> _INSTRUCTIONS FOR THE TASK_: Set the data down again, exactly as it reads, but without the pictures.
....
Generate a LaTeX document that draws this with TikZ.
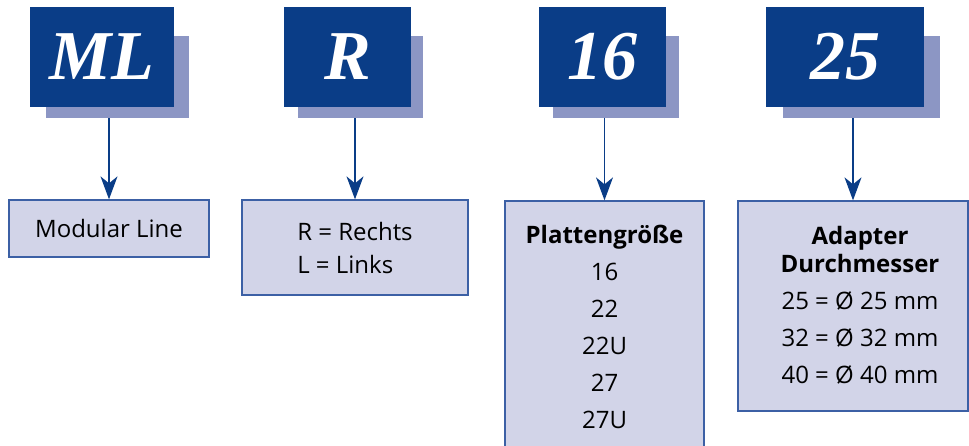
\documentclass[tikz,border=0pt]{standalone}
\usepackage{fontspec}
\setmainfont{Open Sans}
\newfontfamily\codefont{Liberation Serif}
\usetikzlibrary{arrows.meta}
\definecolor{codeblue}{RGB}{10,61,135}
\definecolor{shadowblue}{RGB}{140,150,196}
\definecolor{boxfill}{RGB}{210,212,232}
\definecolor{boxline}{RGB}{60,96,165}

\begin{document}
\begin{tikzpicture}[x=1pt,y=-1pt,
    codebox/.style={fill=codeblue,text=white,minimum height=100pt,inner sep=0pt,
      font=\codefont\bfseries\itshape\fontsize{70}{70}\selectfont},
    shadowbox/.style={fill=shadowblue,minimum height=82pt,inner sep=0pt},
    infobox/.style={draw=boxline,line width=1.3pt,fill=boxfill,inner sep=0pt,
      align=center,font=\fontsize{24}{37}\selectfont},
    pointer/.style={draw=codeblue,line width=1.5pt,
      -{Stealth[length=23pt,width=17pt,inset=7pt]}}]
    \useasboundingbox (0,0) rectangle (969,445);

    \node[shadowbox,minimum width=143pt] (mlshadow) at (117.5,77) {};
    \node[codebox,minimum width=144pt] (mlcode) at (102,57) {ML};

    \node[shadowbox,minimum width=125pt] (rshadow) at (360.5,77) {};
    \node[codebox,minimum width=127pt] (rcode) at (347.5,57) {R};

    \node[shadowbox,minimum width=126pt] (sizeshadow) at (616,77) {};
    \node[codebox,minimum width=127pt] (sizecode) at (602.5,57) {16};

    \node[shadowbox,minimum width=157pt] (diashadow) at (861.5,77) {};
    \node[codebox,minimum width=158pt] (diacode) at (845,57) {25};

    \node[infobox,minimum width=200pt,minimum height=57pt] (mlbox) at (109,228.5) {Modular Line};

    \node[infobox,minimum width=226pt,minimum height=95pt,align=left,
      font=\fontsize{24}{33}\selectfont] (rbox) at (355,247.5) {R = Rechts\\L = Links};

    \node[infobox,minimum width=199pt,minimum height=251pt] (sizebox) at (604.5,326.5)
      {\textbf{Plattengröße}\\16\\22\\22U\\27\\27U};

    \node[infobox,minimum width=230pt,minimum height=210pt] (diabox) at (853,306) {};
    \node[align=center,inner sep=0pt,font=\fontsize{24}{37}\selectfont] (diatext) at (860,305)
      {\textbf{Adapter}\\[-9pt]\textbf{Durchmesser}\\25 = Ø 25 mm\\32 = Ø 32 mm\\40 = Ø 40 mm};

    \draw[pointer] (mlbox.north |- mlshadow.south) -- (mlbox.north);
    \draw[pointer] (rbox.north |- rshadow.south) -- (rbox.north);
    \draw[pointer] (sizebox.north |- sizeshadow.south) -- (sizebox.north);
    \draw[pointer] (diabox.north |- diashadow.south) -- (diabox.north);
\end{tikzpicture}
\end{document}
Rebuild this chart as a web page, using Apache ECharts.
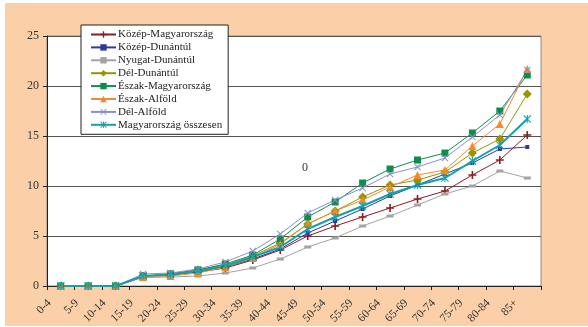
....
> _OUTPUT OF THE EXERCISE_:
Generate a LaTeX document that draws this with TikZ.
\documentclass[tikz,border=0pt]{standalone}
\usepackage{fontspec}
\setmainfont{Open Sans}
\newfontfamily\codefont{Liberation Serif}
\usetikzlibrary{arrows.meta}
\definecolor{codeblue}{RGB}{10,61,135}
\definecolor{shadowblue}{RGB}{140,150,196}
\definecolor{boxfill}{RGB}{210,212,232}
\definecolor{boxline}{RGB}{60,96,165}

\begin{document}
\begin{tikzpicture}[x=1pt,y=-1pt,
    codebox/.style={fill=codeblue,text=white,minimum height=100pt,inner sep=0pt,
      font=\codefont\bfseries\itshape\fontsize{70}{70}\selectfont},
    shadowbox/.style={fill=shadowblue,minimum height=82pt,inner sep=0pt},
    infobox/.style={draw=boxline,line width=1.3pt,fill=boxfill,inner sep=0pt,
      align=center,font=\fontsize{24}{37}\selectfont},
    pointer/.style={draw=codeblue,line width=1.5pt,
      -{Stealth[length=23pt,width=17pt,inset=7pt]}}]
    \useasboundingbox (0,0) rectangle (969,445);

    \node[shadowbox,minimum width=143pt] (mlshadow) at (117.5,77) {};
    \node[codebox,minimum width=144pt] (mlcode) at (102,57) {ML};

    \node[shadowbox,minimum width=125pt] (rshadow) at (360.5,77) {};
    \node[codebox,minimum width=127pt] (rcode) at (347.5,57) {R};

    \node[shadowbox,minimum width=126pt] (sizeshadow) at (616,77) {};
    \node[codebox,minimum width=127pt] (sizecode) at (602.5,57) {16};

    \node[shadowbox,minimum width=157pt] (diashadow) at (861.5,77) {};
    \node[codebox,minimum width=158pt] (diacode) at (845,57) {25};

    \node[infobox,minimum width=200pt,minimum height=57pt] (mlbox) at (109,228.5) {Modular Line};

    \node[infobox,minimum width=226pt,minimum height=95pt,align=left,
      font=\fontsize{24}{33}\selectfont] (rbox) at (355,247.5) {R = Rechts\\L = Links};

    \node[infobox,minimum width=199pt,minimum height=251pt] (sizebox) at (604.5,326.5)
      {\textbf{Plattengröße}\\16\\22\\22U\\27\\27U};

    \node[infobox,minimum width=230pt,minimum height=210pt] (diabox) at (853,306) {};
    \node[align=center,inner sep=0pt,font=\fontsize{24}{37}\selectfont] (diatext) at (860,305)
      {\textbf{Adapter}\\[-9pt]\textbf{Durchmesser}\\25 = Ø 25 mm\\32 = Ø 32 mm\\40 = Ø 40 mm};

    \draw[pointer] (mlbox.north |- mlshadow.south) -- (mlbox.north);
    \draw[pointer] (rbox.north |- rshadow.south) -- (rbox.north);
    \draw[pointer] (sizebox.north |- sizeshadow.south) -- (sizebox.north);
    \draw[pointer] (diabox.north |- diashadow.south) -- (diabox.north);
\end{tikzpicture}
\end{document}
Rebuild this chart as a web page, using Apache ECharts.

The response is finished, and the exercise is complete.